Weaving the covariant three-point vertices efficiently

TL;DR

This paper presents an efficient algorithm for constructing Lorentz covariant three-point vertices in particle decay processes, utilizing the helicity formalism and systematically handling massless cases and identical particles.

Contribution

The paper introduces a novel, systematic algorithm for weaving covariant three-point vertices, bridging helicity and covariant formalisms, and accommodating off-shell photon couplings.

Findings

Algorithm efficiently constructs covariant vertices for various spins.

Explicit treatment of massless particles and identical particle symmetrization.

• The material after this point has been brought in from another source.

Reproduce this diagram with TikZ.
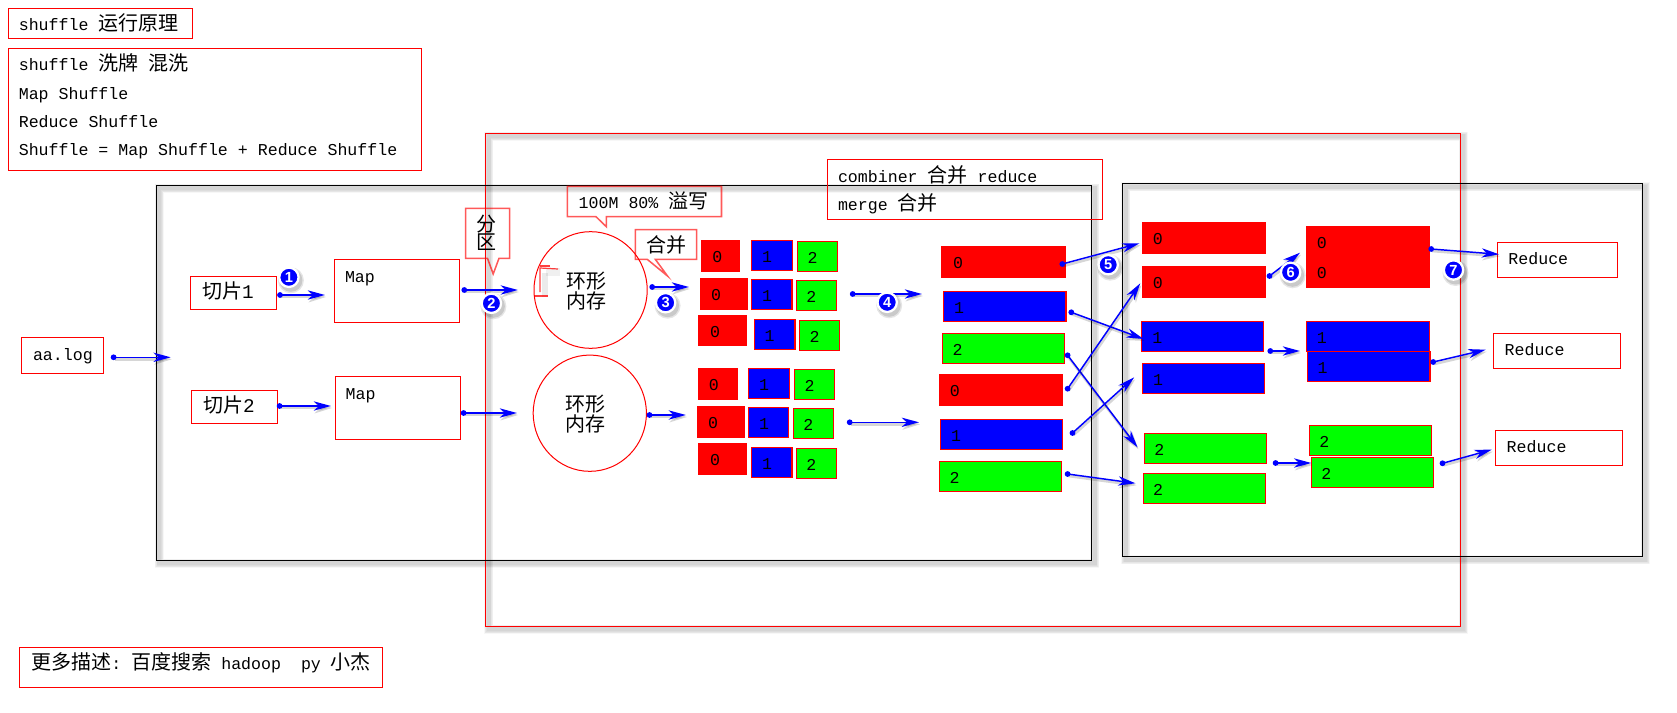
\documentclass[tikz,border=0pt]{standalone}
\usepackage{fontspec}
\usetikzlibrary{arrows.meta,shapes.geometric}
\setmainfont{Liberation Mono}
\newfontfamily\cjkf{Noto Sans CJK SC}
\newfontfamily\badgef{Liberation Sans}
\newcommand\cjk[1]{{\cjkf\fontsize{15pt}{15pt}\selectfont #1}}
\newcommand\bigd[1]{{\fontsize{14.5pt}{15pt}\selectfont #1}}
\tikzset{
  x=0.75pt,y=-0.75pt,
  redbox/.style={draw=red,line width=0.95pt,fill=none},
  blackbox/.style={draw=black,line width=0.95pt,fill=none},
  fillred/.style={draw=red,line width=0.7pt,fill=red},
  fillblue/.style={draw=red,line width=0.9pt,fill=blue},
  fillgreen/.style={draw=red,line width=0.9pt,fill=green},
  txt/.style={anchor=mid west,inner sep=0pt,outer sep=0pt,yshift=-1.5pt,font=\fontsize{12.45pt}{15pt}\selectfont,text=black},
  digit/.style={anchor=center,inner sep=0pt,outer sep=0pt,font=\fontsize{12.45pt}{15pt}\selectfont,text=black},
  cjktxt/.style={anchor=center,align=center,inner sep=0pt,outer sep=0pt,font=\cjkf\fontsize{15pt}{13.5pt}\selectfont,text=black},
  ring/.style={ellipse,draw=red,line width=0.75pt,inner sep=0pt,outer sep=0pt},
  callout/.style={draw=red,draw opacity=0.65,line width=1.15pt,line join=miter},
  flow/.style={draw=blue,line width=1.1pt,-{Stealth[length=13pt,width=7pt,inset=4pt]}},
  flowshadow/.style={draw=black,opacity=0.16,line width=2pt,-{Stealth[length=13pt,width=8pt,inset=4pt]}},
  badge/.style={circle,fill=blue,draw=white,line width=1.7pt,minimum size=14.5pt,inner sep=0pt,outer sep=0pt,text=white,font=\badgef\bfseries\fontsize{11pt}{11pt}\selectfont},
}
\newcommand\bx[6]{%
  \pgfmathsetmacro\bxcx{(#2+#4)/2}\pgfmathsetmacro\bxcy{(#3+#5)/2}%
  \pgfmathsetmacro\bxw{(#4-#2)*0.75}\pgfmathsetmacro\bxh{(#5-#3)*0.75}%
  \node[#6,minimum width=\bxw pt,minimum height=\bxh pt,inner sep=0pt,outer sep=0pt] (#1) at (\bxcx,\bxcy) {};}
\newcommand\cell[9]{\bx{#1}{#2}{#3}{#4}{#5}{#6}\node[digit] (#1-t) at (#7,#8) {#9};}
\newcommand\frameshadow[4]{%
  \foreach \lw/\op in {7/0.03,6/0.03,5/0.035,4/0.035,3/0.035}{%
    \draw[black,opacity=\op,line width=\lw pt] (#1+3,#2+3) rectangle (#3+3,#4+3);}}
\newcommand\arw[5]{%
  \coordinate (#1-s) at (#2,#3);\coordinate (#1-e) at (#4,#5);
  \draw[flowshadow] ([shift={(1,2)}]#1-s) -- ([shift={(1,2)}]#1-e);
  \fill[blue] (#1-s) circle (2.9);
  \draw[flow] (#1-s) -- (#1-e);}
\newcommand\bdg[4]{%
  \fill[black,opacity=0.10] (#2+2,#3+3) circle (13);
  \fill[black,opacity=0.12] (#2+2,#3+3) circle (11.5);
  \node[badge] (#1) at (#2,#3) {#4};}
\begin{document}
\begin{tikzpicture}
\useasboundingbox (0,0) rectangle (1677,713);
\fill[white] (0,0) rectangle (1677,713);
% frames
\frameshadow{485.7}{133.3}{1460.4}{626.3}
\frameshadow{156.4}{185.3}{1091.6}{560.3}
\frameshadow{1122.5}{183.7}{1642.4}{556.7}
\bx{shufflezone}{485.7}{133.3}{1460.4}{626.3}{redbox}
\bx{mapside}{156.4}{185.3}{1091.6}{560.3}{blackbox}
\bx{reduceside}{1122.5}{183.7}{1642.4}{556.7}{blackbox}
% note boxes
\bx{title}{8.2}{8.3}{192.5}{38.7}{redbox}
\node[txt] (titlet) at (18.8,25) {shuffle \cjk{运行原理}};
\bx{notes}{8.2}{48.3}{421.5}{170.3}{redbox}
\node[txt] (n1) at (18.8,65) {shuffle \cjk{洗牌} \cjk{混洗}};
\node[txt] (n2) at (18.8,94) {Map Shuffle};
\node[txt] (n3) at (18.8,121.7) {Reduce Shuffle};
\node[txt] (n4) at (18.8,149.7) {Shuffle = Map Shuffle + Reduce Shuffle};
\bx{combiner}{827.5}{159.4}{1102.6}{219.3}{redbox}
\node[txt] (c1) at (838,176.7) {combiner \cjk{合并} reduce};
\node[txt] (c2) at (838,204.7) {merge \cjk{合并}};
\bx{more}{19.3}{647.3}{382.5}{687.3}{redbox}
\node[txt] (moret) at (31.4,664) {\cjk{更多描述}:\hspace{7.5pt}\cjk{百度搜索} hadoop\ \ py \cjk{小杰}};
% inputs
\bx{aalog}{21.4}{337.3}{103.6}{373.3}{redbox}
\node[txt] (aat) at (33,355) {aa.log};
\bx{split1}{190.4}{276.3}{276.8}{309.7}{redbox}
\node[txt] (split1t) at (202,292.7) {\cjk{切片}\bigd{1}};
\bx{split2}{191.4}{390.3}{277.5}{423.7}{redbox}
\node[txt] (split2t) at (203,406.7) {\cjk{切片}\bigd{2}};
\bx{map1}{334.3}{259.3}{459.6}{322.7}{redbox}
\node[txt] (map1t) at (345,276.7) {Map};
\bx{map2}{335.4}{376.3}{460.7}{439.7}{redbox}
\node[txt] (map2t) at (345.7,394) {Map};
% callouts
\draw[callout] (465.7,208.3) -- (509.6,208.3) -- (509.6,258.3) -- (499,258.3) -- (493.2,274) -- (487.5,258.3) -- (465.7,258.3) -- cycle;
\node[cjktxt] (fenqu) at (486,233) {分\\区};
\draw[callout] (567.3,186.3) -- (721.5,186.3) -- (721.5,216.7) -- (606.3,216.7) -- (606.3,226.7) -- (596,216.7) -- (567.3,216.7) -- cycle;
\node[txt] (spill) at (578.7,202.7) {100M 80\% \cjk{溢写}};
\draw[callout] (635.4,229.7) -- (696.6,229.7) -- (696.6,259.3) -- (655.3,259.3) -- (667.5,276) -- (647.2,259.3) -- (635.4,259.3) -- cycle;
\node[cjktxt] (hebing) at (666.8,245.3) {合并};
% ring buffers
\node[ring,minimum width=84.9pt,minimum height=87.5pt] (ring1) at (590.6,290) {};
\node[ring,minimum width=84.9pt,minimum height=87.2pt] (ring2) at (589.8,413.2) {};
\node[cjktxt] (ring1t) at (586,291) {环形\\内存};
\node[cjktxt] (ring2t) at (585.2,414.3) {环形\\内存};
% stray bracket
\draw[black,opacity=0.08,line width=4pt] (545,273) -- (545,297);
\draw[black,opacity=0.06,line width=6pt] (546,272) -- (560,272);
\draw[red,opacity=0.75,line width=0.9pt] (540,292) -- (540,268) -- (558,269);
\draw[red,opacity=0.75,line width=0.9pt] (540,266) -- (550,266);
\draw[red,opacity=0.75,line width=0.9pt] (534,296) -- (548,296);
% spills
\cell{a1}{701.2}{240}{739.9}{271}{fillred}{717.3}{257.3}{0}
\cell{a2}{751.3}{240.3}{792.7}{270.7}{fillblue}{767}{257}{1}
\cell{a3}{797.3}{241.3}{837.8}{271.7}{fillgreen}{812.6}{258}{2}
\cell{b1}{700}{278}{747}{309}{fillred}{716.1}{295}{0}
\cell{b2}{751.3}{279.3}{791.9}{309.7}{fillblue}{767}{296}{1}
\cell{b3}{796.5}{280.3}{836.7}{310.7}{fillgreen}{811.4}{296.7}{2}
\cell{c1b}{698.9}{315}{746}{345.7}{fillred}{715}{332}{0}
\cell{c2b}{754.4}{319.3}{795}{349.7}{fillblue}{769.7}{336}{1}
\cell{c3b}{799.6}{320.3}{839.7}{350.7}{fillgreen}{814.5}{336.7}{2}
\cell{d1}{698.1}{368}{737.2}{399}{fillred}{713.8}{385}{0}
\cell{d2}{748.3}{368.3}{789.6}{398.7}{fillblue}{764}{385}{1}
\cell{d3}{794.6}{369.3}{834.8}{399.7}{fillgreen}{809.5}{386}{2}
\cell{e1}{697}{406}{744}{437}{fillred}{713}{423.3}{0}
\cell{e2}{748.3}{407.3}{788.8}{437.7}{fillblue}{764}{424}{1}
\cell{e3}{793.4}{408.3}{833.6}{438.7}{fillgreen}{808.4}{425}{2}
\cell{f1}{698.9}{443}{746}{474}{fillred}{715}{460}{0}
\cell{f2}{751.3}{447.3}{791.9}{477.7}{fillblue}{767}{464}{1}
\cell{f3}{796.5}{448.3}{836.7}{478.7}{fillgreen}{811.4}{464.7}{2}
% merged partitions
\cell{m1}{941.9}{246}{1065.1}{277}{fillred}{958}{263.3}{0}
\cell{m2}{943.4}{291.3}{1065.9}{321.7}{fillblue}{959.1}{308.3}{1}
\cell{m3}{942.3}{333.3}{1064.8}{363.7}{fillgreen}{957.6}{350.3}{2}
\cell{m4}{939.2}{374}{1062.1}{405}{fillred}{954.9}{391}{0}
\cell{m5}{940.4}{419.3}{1062.8}{449.7}{fillblue}{956}{436}{1}
\cell{m6}{939.2}{461.3}{1061.7}{491.7}{fillgreen}{954.5}{478}{2}
% reduce input
\cell{r1}{1142}{222}{1265}{253}{fillred}{1157.8}{239}{0}
\cell{r2}{1142}{266}{1265}{297}{fillred}{1157.8}{283.3}{0}
\cell{r3}{1141.6}{321.3}{1263.8}{351.7}{fillblue}{1157.4}{338.3}{1}
\cell{r4}{1142.4}{363.3}{1264.6}{393.7}{fillblue}{1158.2}{380}{1}
\cell{r5}{1144.4}{433.3}{1266.7}{463.7}{fillgreen}{1159.4}{450}{2}
\cell{r6}{1143.6}{473.3}{1265.8}{503.7}{fillgreen}{1158.2}{490}{2}
% reduce merged
\cell{s1}{1306}{226}{1429.1}{287}{fillred}{1321.9}{243}{0}
\node[digit] (s1-u) at (1321.9,272.7) {0};
\cell{s2}{1306.5}{321.3}{1429.1}{351.7}{fillblue}{1321.9}{338.3}{1}
\cell{s3}{1307.3}{351.3}{1430}{381.7}{fillblue}{1322.7}{368.3}{1}
\cell{s4}{1309.3}{425.3}{1431.6}{455.7}{fillgreen}{1324.3}{442}{2}
\cell{s5}{1311.3}{457.3}{1433.6}{487.7}{fillgreen}{1326.4}{474}{2}
% reducers
\bx{red1}{1497.4}{242.3}{1617.6}{277.7}{redbox}
\node[txt] (red1t) at (1508.4,259.3) {Reduce};
\bx{red2}{1493.3}{333.3}{1620.5}{368.7}{redbox}
\node[txt] (red2t) at (1504.7,350.3) {Reduce};
\bx{red3}{1495.4}{430.3}{1622.5}{465.7}{redbox}
\node[txt] (red3t) at (1506.7,447.3) {Reduce};
% arrows
\arw{fa}{113.6}{357.3}{170.7}{357.3}
\arw{fb}{280}{295}{325}{295}
\arw{fc}{279.6}{406}{331}{406}
\arw{fd}{464.3}{290}{517.9}{290}
\arw{fe}{463.6}{413}{517}{413}
\arw{ff}{652.2}{287}{689}{287}
\arw{fg}{649.5}{415}{685.9}{415}
\arw{fh}{852.7}{294}{922}{294}
\arw{fi}{849.7}{422.3}{919}{422.3}
\arw{fj}{1062.3}{264}{1139.5}{243.3}
\arw{fk}{1071.3}{312.3}{1143.6}{339}
\arw{fl}{1067.6}{355.3}{1137.5}{447.3}
\arw{fm}{1067.6}{388.7}{1140.3}{283.3}
\arw{fn}{1072.5}{433}{1134.2}{377.3}
\arw{fo}{1067.6}{474}{1135.5}{483.3}
\arw{fp}{1269.5}{276}{1300}{252.7}
\arw{fq}{1270.3}{351}{1300}{351}
\arw{fr}{1275.6}{463}{1311.3}{463}
\arw{fs}{1431.2}{249}{1499}{254.3}
\arw{ft}{1433.2}{362}{1485.6}{349.7}
\arw{fu}{1442.5}{463.3}{1491.7}{449.7}
% badges
\bdg{n1b}{288.9}{277.3}{1}
\bdg{n2b}{491.4}{303.3}{2}
\bdg{n3b}{665.6}{302.7}{3}
\bdg{n4b}{887.2}{302.3}{4}
\bdg{n5b}{1108.2}{264.7}{5}
\bdg{n6b}{1290.6}{272.3}{6}
\bdg{n7b}{1453.5}{270}{7}
\end{tikzpicture}
\end{document}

Demonstrated with examples for specific spin and helicity values.

Abstract

An efficient algorithm is developed for compactly weaving all the Lorentz covariant three-point vertices in relation to the decay of a massive particle $X$ of mass $m_X$ and spin $J$ into two particles $ M_{1,2}$ with equal mass $m$ and spin $s$. The closely-related equivalence between the helicity formalism and the covariant formulation is utilized so as to identify the basic building blocks for constructing the covariant three-point vertex corresponding to each helicity combination explicitly. The massless case with $m=0$ is worked out straightforwardly and the (anti)symmetrization of the three-point vertex required by spin statistics of identical particles is made systematically. It is shown that the off-shell electromagnetic photon coupling to the states $M_1$ and $M_2$ can be accommodated in this framework. The power of the algorithm is demonstrated with a few typical examples with specific $J$ and $s$ values.